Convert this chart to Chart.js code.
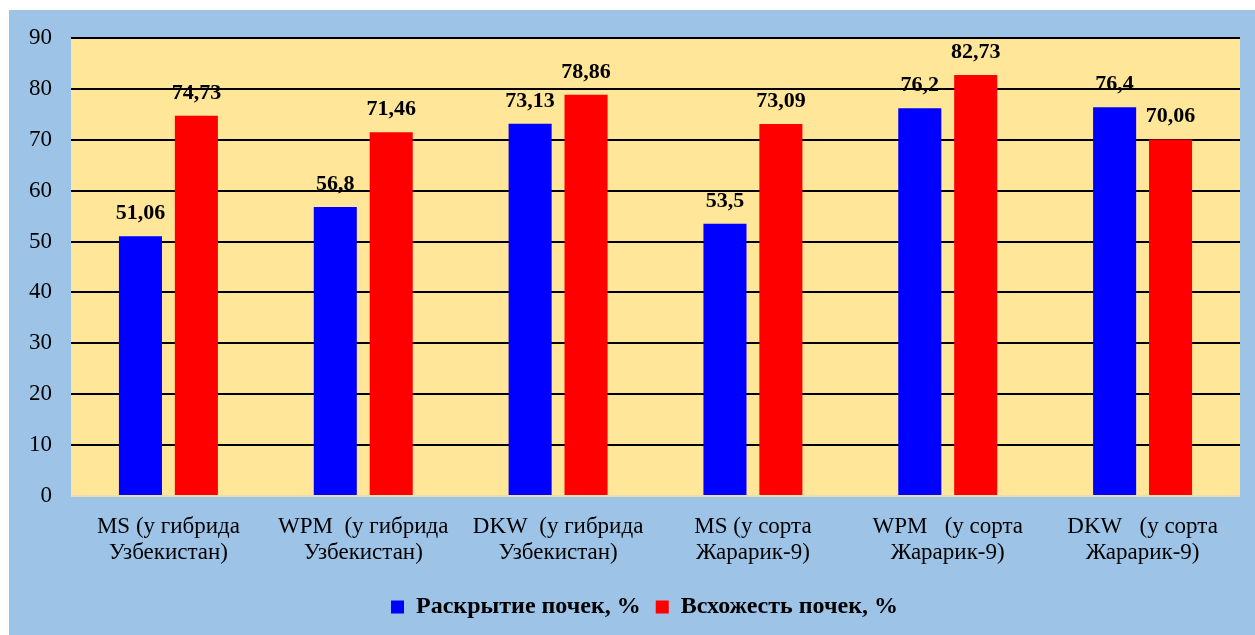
<!DOCTYPE html>
<html>
<head>
<meta charset="utf-8">
<script src="https://cdn.jsdelivr.net/npm/chart.js@4/dist/chart.umd.min.js"></script>
<style>
    body { margin: 0; background: #ffffff; }
    #wrap { position: absolute; left: 9px; top: 10px; width: 1246px; height: 625px; background: #9DC3E6; }
</style>
</head>
<body>
<div id="wrap"><canvas id="chart"></canvas></div>
<script>
const categories = [
    ["MS (у гибрида", "Узбекистан)"],
    ["WPM  (у гибрида", "Узбекистан)"],
    ["DKW  (у гибрида", "Узбекистан)"],
    ["MS (у сорта", "Жарарик-9)"],
    ["WPM   (у сорта", "Жарарик-9)"],
    ["DKW   (у сорта", "Жарарик-9)"]
];
const openingValues = [51.06, 56.8, 73.13, 53.5, 76.2, 76.4];
const emergenceValues = [74.73, 71.46, 78.86, 73.09, 82.73, 70.06];
const seriesNames = ["Раскрытие почек, %", "Всхожесть почек, %"];
const yTicks = [0, 10, 20, 30, 40, 50, 60, 70, 80, 90];

const serif = "'Liberation Serif', 'Times New Roman', serif";

// yellow plot area
const plotBg = {
    id: "plotBg",
    beforeDraw(chart) {
        const a = chart.chartArea;
        const ctx = chart.ctx;
        ctx.save();
        ctx.fillStyle = "#FFE699";
        ctx.fillRect(a.left, a.top, a.right - a.left, a.bottom - a.top);
        ctx.restore();
    }
};

// value labels above bars
const valueLabels = {
    id: "valueLabels",
    afterDatasetsDraw(chart) {
        const ctx = chart.ctx;
        ctx.save();
        ctx.font = "bold 22px " + serif;
        ctx.fillStyle = "#000";
        ctx.textAlign = "center";
        ctx.textBaseline = "alphabetic";
        chart.data.datasets.forEach((ds, i) => {
            chart.getDatasetMeta(i).data.forEach((bar, j) => {
                const txt = String(ds.data[j]).replace(".", ",");
                ctx.fillText(txt, bar.x, bar.y - 17);
            });
        });
        ctx.restore();
    }
};

// legend sits a bit right of centre in the original
const legendShift = {
    id: "legendShift",
    afterLayout(chart) {
        chart.legend.left += 40;
    }
};

function initChart() {
    const ctx = document.getElementById("chart").getContext("2d");
    new Chart(ctx, {
        type: "bar",
        data: {
            labels: categories,
            datasets: [
                { label: seriesNames[0], data: openingValues, backgroundColor: "#0000FF" },
                { label: seriesNames[1], data: emergenceValues, backgroundColor: "#FF0000" }
            ]
        },
        options: {
            responsive: true,
            maintainAspectRatio: false,
            animation: false,
            categoryPercentage: 0.574,
            barPercentage: 0.77,
            layout: { padding: { top: 28, right: 15, left: 0, bottom: 6 } },
            plugins: {
                tooltip: { enabled: false },
                legend: {
                    position: "bottom",
                    labels: {
                        color: "#000",
                        font: { family: serif, size: 24, weight: "bold" },
                        boxWidth: 13,
                        boxHeight: 13,
                        padding: 15
                    }
                }
            },
            scales: {
                x: {
                    grid: { display: false },
                    border: { display: false },
                    ticks: {
                        color: "#000",
                        font: { family: serif, size: 23, lineHeight: 1.13 },
                        padding: 10,
                        maxRotation: 0,
                        autoSkip: false
                    },
                    afterFit: (s) => { s.height = 84; }
                },
                y: {
                    min: 0,
                    max: 90,
                    afterBuildTicks: (s) => { s.ticks = yTicks.map(v => ({ value: v })); },
                    grid: {
                        color: (c) => c.tick && c.tick.value === 0 ? "#E8DDB5" : "#000",
                        lineWidth: 2,
                        drawTicks: false
                    },
                    border: { display: false },
                    ticks: {
                        color: "#000",
                        font: { family: serif, size: 23 },
                        padding: 19
                    },
                    afterFit: (s) => {
                        s.width = 62;
                        s.paddingTop = 0;
                        s.paddingBottom = 0;
                    }
                }
            }
        },
        plugins: [plotBg, valueLabels, legendShift]
    });
}

initChart();
</script>
</body>
</html>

· · · ·

Reproduce the whole listing exactly, but not the images in it.

* Written answer
Convert this chart to Chart.js code.
<!DOCTYPE html>
<html>
<head>
<meta charset="utf-8">
<script src="https://cdn.jsdelivr.net/npm/chart.js@4/dist/chart.umd.min.js"></script>
<style>
    body { margin: 0; background: #ffffff; }
    #wrap { position: absolute; left: 9px; top: 10px; width: 1246px; height: 625px; background: #9DC3E6; }
</style>
</head>
<body>
<div id="wrap"><canvas id="chart"></canvas></div>
<script>
const categories = [
    ["MS (у гибрида", "Узбекистан)"],
    ["WPM  (у гибрида", "Узбекистан)"],
    ["DKW  (у гибрида", "Узбекистан)"],
    ["MS (у сорта", "Жарарик-9)"],
    ["WPM   (у сорта", "Жарарик-9)"],
    ["DKW   (у сорта", "Жарарик-9)"]
];
const openingValues = [51.06, 56.8, 73.13, 53.5, 76.2, 76.4];
const emergenceValues = [74.73, 71.46, 78.86, 73.09, 82.73, 70.06];
const seriesNames = ["Раскрытие почек, %", "Всхожесть почек, %"];
const yTicks = [0, 10, 20, 30, 40, 50, 60, 70, 80, 90];

const serif = "'Liberation Serif', 'Times New Roman', serif";

// yellow plot area
const plotBg = {
    id: "plotBg",
    beforeDraw(chart) {
        const a = chart.chartArea;
        const ctx = chart.ctx;
        ctx.save();
        ctx.fillStyle = "#FFE699";
        ctx.fillRect(a.left, a.top, a.right - a.left, a.bottom - a.top);
        ctx.restore();
    }
};

// value labels above bars
const valueLabels = {
    id: "valueLabels",
    afterDatasetsDraw(chart) {
        const ctx = chart.ctx;
        ctx.save();
        ctx.font = "bold 22px " + serif;
        ctx.fillStyle = "#000";
        ctx.textAlign = "center";
        ctx.textBaseline = "alphabetic";
        chart.data.datasets.forEach((ds, i) => {
            chart.getDatasetMeta(i).data.forEach((bar, j) => {
                const txt = String(ds.data[j]).replace(".", ",");
                ctx.fillText(txt, bar.x, bar.y - 17);
            });
        });
        ctx.restore();
    }
};

// legend sits a bit right of centre in the original
const legendShift = {
    id: "legendShift",
    afterLayout(chart) {
        chart.legend.left += 40;
    }
};

function initChart() {
    const ctx = document.getElementById("chart").getContext("2d");
    new Chart(ctx, {
        type: "bar",
        data: {
            labels: categories,
            datasets: [
                { label: seriesNames[0], data: openingValues, backgroundColor: "#0000FF" },
                { label: seriesNames[1], data: emergenceValues, backgroundColor: "#FF0000" }
            ]
        },
        options: {
            responsive: true,
            maintainAspectRatio: false,
            animation: false,
            categoryPercentage: 0.574,
            barPercentage: 0.77,
            layout: { padding: { top: 28, right: 15, left: 0, bottom: 6 } },
            plugins: {
                tooltip: { enabled: false },
                legend: {
                    position: "bottom",
                    labels: {
                        color: "#000",
                        font: { family: serif, size: 24, weight: "bold" },
                        boxWidth: 13,
                        boxHeight: 13,
                        padding: 15
                    }
                }
            },
            scales: {
                x: {
                    grid: { display: false },
                    border: { display: false },
                    ticks: {
                        color: "#000",
                        font: { family: serif, size: 23, lineHeight: 1.13 },
                        padding: 10,
                        maxRotation: 0,
                        autoSkip: false
                    },
                    afterFit: (s) => { s.height = 84; }
                },
                y: {
                    min: 0,
                    max: 90,
                    afterBuildTicks: (s) => { s.ticks = yTicks.map(v => ({ value: v })); },
                    grid: {
                        color: (c) => c.tick && c.tick.value === 0 ? "#E8DDB5" : "#000",
                        lineWidth: 2,
                        drawTicks: false
                    },
                    border: { display: false },
                    ticks: {
                        color: "#000",
                        font: { family: serif, size: 23 },
                        padding: 19
                    },
                    afterFit: (s) => {
                        s.width = 62;
                        s.paddingTop = 0;
                        s.paddingBottom = 0;
                    }
                }
            }
        },
        plugins: [plotBg, valueLabels, legendShift]
    });
}

initChart();
</script>
</body>
</html>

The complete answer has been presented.